Sunday, February 2, 2014

Anansi, Brer Rabbit and the Power of Folktales

This is a wordless picture book I did with
Children's Press.  I told the story, when you
heard the din, you turned the page!


I love telling folktales.  I especially love telling them to adult audiences.  Yesterday, I was in Martinsville, Va and had a rollicking time with an intergenerational audience that was mostly adults.  We spent time with Anansi, and I explained how that splendid spider is linked to Bugs Bunny.  We had fun watching that trickster get his legs caught in a web of his own weaving when he went head to head with a clever turtle.




The Tar Baby
I do so love this stuff!

We remembered that Brer Rabbit is the embodiment of the enslaved Africans in America, and not just a character who makes millions as an advertising icon.  We got to say "How do to ya?" To each other and wail, "Whatever you do, Brer Fox, Please don't thow me in the briar patch!"  We got to watch a huge cloud of hornets go up in the air and come straight back down on poor old Brer Bear and the scheming Brer Fox as Brer Rabbit hollered at them, "I said this was my laughing place, and I shore am laughing hard!"

The Man

The Tiger
The Mouse



There was more than that, of course.  We spoke to each other, learned of our commonality through comments from the audience, shared our foibles, made friends of people we'd never met, and chuckled at the antics of our own and other people's children.  People who'd never experienced storytelling vowed they'd seek it out, and two thirteen year old boys found themselves so caught up in story, they played finger games with everyone else at the end of the show without giving it a second thought.  A pastor waited for me as everyone left, and we had a long discussion about the stories in the Bible and how the words are meant to come off the tongue, not lay on the page.  All in all, it was a glorious event.

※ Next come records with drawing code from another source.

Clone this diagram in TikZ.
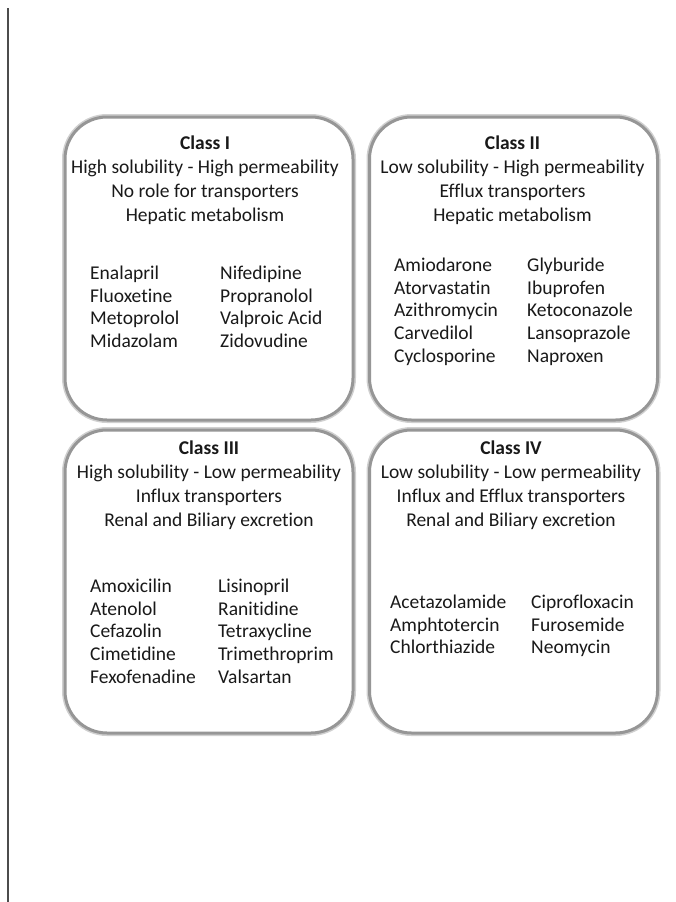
\documentclass[tikz,border=0pt]{standalone}
\usepackage{fontspec}
\setmainfont{Carlito}[Ligatures=NoCommon]
\definecolor{bcsGray}{RGB}{150,150,150}
\definecolor{bcsText}{RGB}{25,25,25}
\usetikzlibrary{positioning}

\begin{document}
\begin{tikzpicture}[x=1pt, y=-1pt,
  classbox/.style={draw=bcsGray, line width=3pt, rounded corners=42pt,
                   minimum width=288pt, minimum height=303pt, fill=white,
                   preaction={draw=bcsGray!45, line width=6pt}},
  head/.style={align=center, inner sep=0pt, text=bcsText,
               font=\fontsize{19.5}{24}\selectfont},
  drugs/.style={align=left, inner sep=0pt, anchor=north west, text=bcsText,
                font=\fontsize{19.5}{22.6}\selectfont}
]
  \useasboundingbox (0,0) rectangle (675,902);
  \draw[line width=1.5pt, black!70] (8,8) -- (8,902);

  % the four classes
  \node[classbox] (c1) at (209,268.5) {};
  \node[classbox] (c2) at (513.5,268.5) {};
  \node[classbox] (c3) at (209,581.5) {};
  \node[classbox] (c4) at (513.5,581.5) {};

  \node[head] (h1) at (205,180) {\textbf{Class I}\\
                                 High solubility - High permeability\\
                                 No role for transporters\\
                                 Hepatic metabolism};
  \node[head] (h2) at (512.5,180) {\textbf{Class II}\\
                                   Low solubility - High permeability\\
                                   Efflux transporters\\
                                   Hepatic metabolism};
  \node[head] (h3) at (209,485) {\textbf{Class III}\\
                                 High solubility - Low permeability\\
                                 Influx transporters\\
                                 Renal and Biliary excretion};
  \node[head] (h4) at (511,485) {\textbf{Class IV}\\
                                 Low solubility - Low permeability\\
                                 Influx and Efflux transporters\\
                                 Renal and Biliary excretion};

  % drug lists
  \node[drugs] (d1a) at (90,266)  {Enalapril\\ Fluoxetine\\ Metoprolol\\ Midazolam};
  \node[drugs] (d1b) at (220,266) {Nifedipine\\ Propranolol\\ Valproic Acid\\ Zidovudine};
  \node[drugs] (d2a) at (394,258) {Amiodarone\\ Atorvastatin\\ Azithromycin\\ Carvedilol\\ Cyclosporine};
  \node[drugs] (d2b) at (527,258) {Glyburide\\ Ibuprofen\\ Ketoconazole\\ Lansoprazole\\ Naproxen};
  \node[drugs] (d3a) at (90,579)  {Amoxicilin\\ Atenolol\\ Cefazolin\\ Cimetidine\\ Fexofenadine};
  \node[drugs] (d3b) at (218,579) {Lisinopril\\ Ranitidine\\ Tetraxycline\\ Trimethroprim\\ Valsartan};
  \node[drugs] (d4a) at (390,595) {Acetazolamide\\ Amphtotercin\\ Chlorthiazide};
  \node[drugs] (d4b) at (531,595) {Ciprofloxacin\\ Furosemide\\ Neomycin};
\end{tikzpicture}
\end{document}
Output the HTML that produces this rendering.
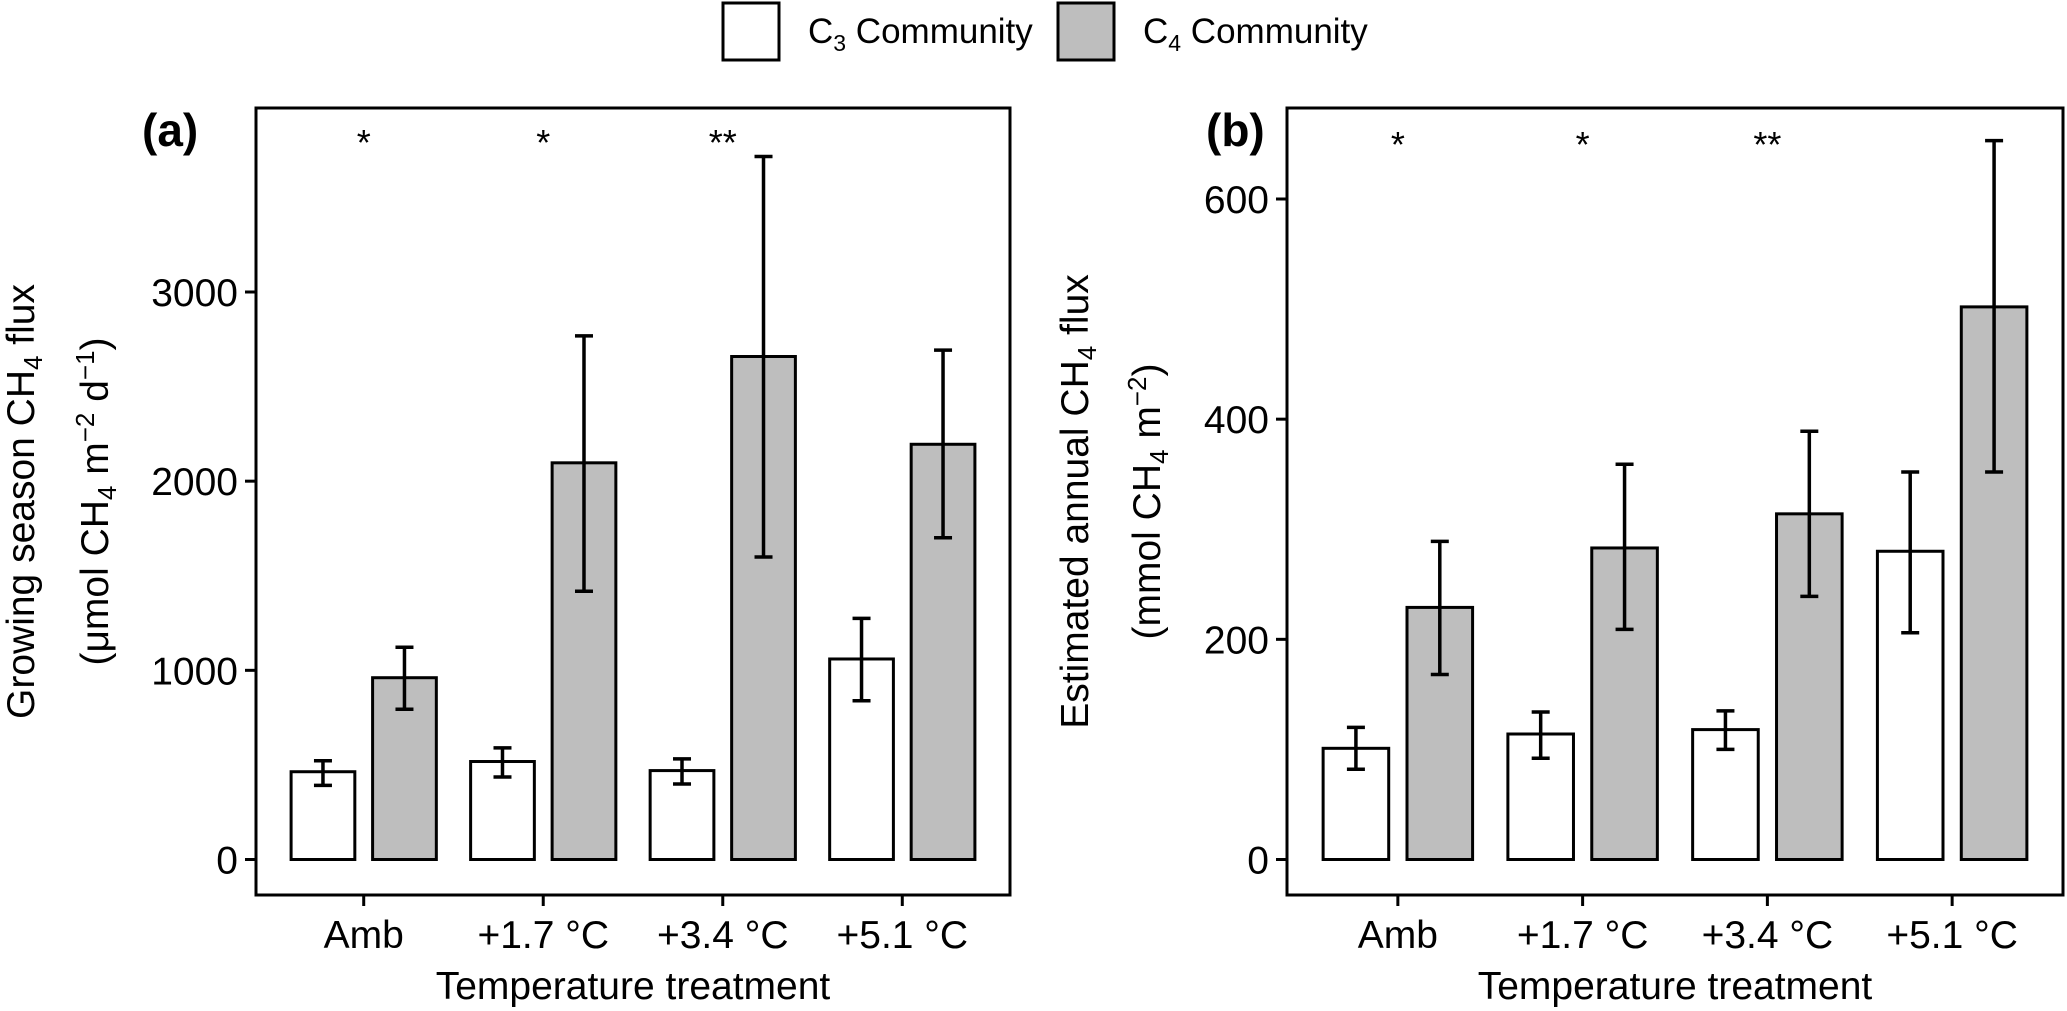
<!DOCTYPE html>
<html><head><meta charset="utf-8"><style>
html,body{margin:0;padding:0;background:#fff;}
svg{display:block;font-family:"Liberation Sans",Arial,sans-serif;}
</style></head><body>
<svg id="chart" width="2067" height="1011" viewBox="0 0 2067 1011" xmlns="http://www.w3.org/2000/svg">
  <g>
    <rect x="723" y="3" width="56" height="57" fill="#fff" stroke="#000" stroke-width="3"/>
    <text x="808" y="43" font-size="35">C<tspan font-size="23" dy="8">3</tspan><tspan dy="-8"> Community</tspan></text>
    <rect x="1058" y="3" width="56" height="57" fill="#bebebe" stroke="#000" stroke-width="3"/>
    <text x="1143" y="43" font-size="35">C<tspan font-size="23" dy="8">4</tspan><tspan dy="-8"> Community</tspan></text>
  </g>
  <g id="panelA"></g>
  <g id="panelB"></g>
</svg>
<script>
const categories = ["Amb", "+1.7 °C", "+3.4 °C", "+5.1 °C"];
const sigLabels = ["*", "*", "**", ""];
const aC3 = [464, 518, 470, 1060];
const aC3Lo = [392, 436, 399, 839];
const aC3Hi = [522, 590, 532, 1275];
const aC4 = [961, 2097, 2659, 2195];
const aC4Lo = [794, 1418, 1599, 1701];
const aC4Hi = [1122, 2768, 3716, 2693];
const aTicks = [0, 1000, 2000, 3000];
const bC3 = [101, 114, 118, 280];
const bC3Lo = [82, 92, 100, 206];
const bC3Hi = [120, 134, 135, 352];
const bC4 = [229, 283, 314, 502];
const bC4Lo = [168, 209, 239, 352];
const bC4Hi = [289, 359, 389, 653];
const bTicks = [0, 200, 400, 600];

const NS = "http://www.w3.org/2000/svg";
function mk(parent, tag, attrs){
  const e = document.createElementNS(NS, tag);
  for (const k in attrs) e.setAttribute(k, attrs[k]);
  parent.appendChild(e);
  return e;
}

function drawPanel(g, cfg){
  const {left,right,top,bottom,zeroY,pxPerUnit,ticks,c3,c3lo,c3hi,c4,c4lo,c4hi,tag,tagX,title1,title2,t1x,t2x,starY,key} = cfg;
  const n = categories.length;
  const step = (right-left)/(n+0.2);
  const xc = i => left + step*(0.6+i);
  const y = v => zeroY - v*pxPerUnit;
  const bw = step*0.355, off = step*0.227, cap = 9;

  const series = [[c3,c3lo,c3hi,"#ffffff","c3"],[c4,c4lo,c4hi,"#bebebe","c4"]];
  series.forEach((s,si)=>{
    s[0].forEach((v,i)=>{
      const cx = xc(i) + (si===0?-off:off);
      const r = mk(g,"rect",{x:cx-bw/2,y:y(v),width:bw,height:y(0)-y(v),fill:s[3],stroke:"#000","stroke-width":3});
      
      
      const eg = mk(g,"g",{stroke:"#000","stroke-width":3.5});
      
      
      mk(eg,"line",{x1:cx,x2:cx,y1:y(s[1][i]),y2:y(s[2][i])});
      mk(eg,"line",{x1:cx-cap,x2:cx+cap,y1:y(s[1][i]),y2:y(s[1][i])});
      mk(eg,"line",{x1:cx-cap,x2:cx+cap,y1:y(s[2][i]),y2:y(s[2][i])});
    });
  });
  sigLabels.forEach((s,i)=>{
    if(!s) return;
    const t = mk(g,"text",{x:xc(i),y:starY,"font-size":36,"text-anchor":"middle"});
    t.textContent = s;
    
    
  });
  const fr = mk(g,"rect",{x:left,y:top,width:right-left,height:bottom-top,fill:"none",stroke:"#000","stroke-width":3});
  
  
  ticks.forEach(t=>{
    mk(g,"line",{x1:left-11,x2:left,y1:y(t),y2:y(t),stroke:"#000","stroke-width":3});
    const tx = mk(g,"text",{x:left-18,y:y(t)+14,"font-size":39,"text-anchor":"end"});
    tx.textContent = t;
    
    
  });
  categories.forEach((c,i)=>{
    mk(g,"line",{x1:xc(i),x2:xc(i),y1:bottom,y2:bottom+11,stroke:"#000","stroke-width":3});
    const tx = mk(g,"text",{x:xc(i),y:948,"font-size":39,"text-anchor":"middle"});
    tx.textContent = c;
    
    
  });
  const xt = mk(g,"text",{x:(left+right)/2,y:999,"font-size":39,"text-anchor":"middle"});
  xt.textContent = "Temperature treatment";
  
  
  const tg = mk(g,"text",{x:tagX,y:146,"font-size":46,"font-weight":"bold"});
  tg.textContent = tag;
  
  
  const cy = (top+bottom)/2;
  const y1 = mk(g,"text",{x:t1x,y:cy,"font-size":39,"text-anchor":"middle",transform:`rotate(-90 ${t1x} ${cy})`});
  y1.innerHTML = title1;
  
  
  const y2 = mk(g,"text",{x:t2x,y:cy,"font-size":39,"text-anchor":"middle",transform:`rotate(-90 ${t2x} ${cy})`});
  y2.innerHTML = title2;
  
  
}

drawPanel(document.getElementById("panelA"),{
  left:256,right:1010,top:108,bottom:895,zeroY:859.5,pxPerUnit:(859.5-292)/3000,
  ticks:aTicks,c3:aC3,c3lo:aC3Lo,c3hi:aC3Hi,c4:aC4,c4lo:aC4Lo,c4hi:aC4Hi,
  tag:"(a)",tagX:142,starY:155,key:"a",
  title1:'Growing season CH<tspan font-size="26" dy="8">4</tspan><tspan dy="-8"> flux</tspan>',
  title2:'(μmol CH<tspan font-size="26" dy="8">4</tspan><tspan dy="-8"> m</tspan><tspan font-size="26" dy="-14">−2</tspan><tspan dy="14"> d</tspan><tspan font-size="26" dy="-14">−1</tspan><tspan dy="14">)</tspan>',
  t1x:34,t2x:108
});
drawPanel(document.getElementById("panelB"),{
  left:1287,right:2063,top:108,bottom:895,zeroY:859.5,pxPerUnit:(859.5-199)/600,
  ticks:bTicks,c3:bC3,c3lo:bC3Lo,c3hi:bC3Hi,c4:bC4,c4lo:bC4Lo,c4hi:bC4Hi,
  tag:"(b)",tagX:1206,starY:157,key:"b",
  title1:'Estimated annual CH<tspan font-size="26" dy="8">4</tspan><tspan dy="-8"> flux</tspan>',
  title2:'(mmol CH<tspan font-size="26" dy="8">4</tspan><tspan dy="-8"> m</tspan><tspan font-size="26" dy="-14">−2</tspan><tspan dy="14">)</tspan>',
  t1x:1088,t2x:1160
});
</script>
</body></html>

The folks who came to share stories with me left with some of my oldest friends.  

Monkeys lions, tigers, bears, fox, rabbit, and spiders who leapt through my childhood, and now inform my adulthood became part of people who had never seen nor heard of them before.  Children were asking for books about Anansi and Brer Rabbit.  Teachers were writing down possible titles for sharing with their classes.  Grandparents were promising to read stories to their grandchildren, parents wanted to find out how they could find more storytelling for their kids, and any number of adults were tickled pink and planned to share those stories with family members who were not on site.

Folktales are powerful for many reasons.  They touch us in the universal places in our soul.  They speak to us about ourselves.  They make us laugh at our own foolishness.  Better still, they are sharable with anyone.  They morph and change and glide in and out of who we are as a society.  

As we enter February, which is also Black History Month, I have weeks, and weeks of telling Afrocentric Folktales with multi-generational audiences ahead of me….I can't wait!



Happy Telling

P.S.  I made the front page at the Martinsville Bulletin on the Monday after the show.  Wouldn't the world be a better place if we had more storyteller's on the front page?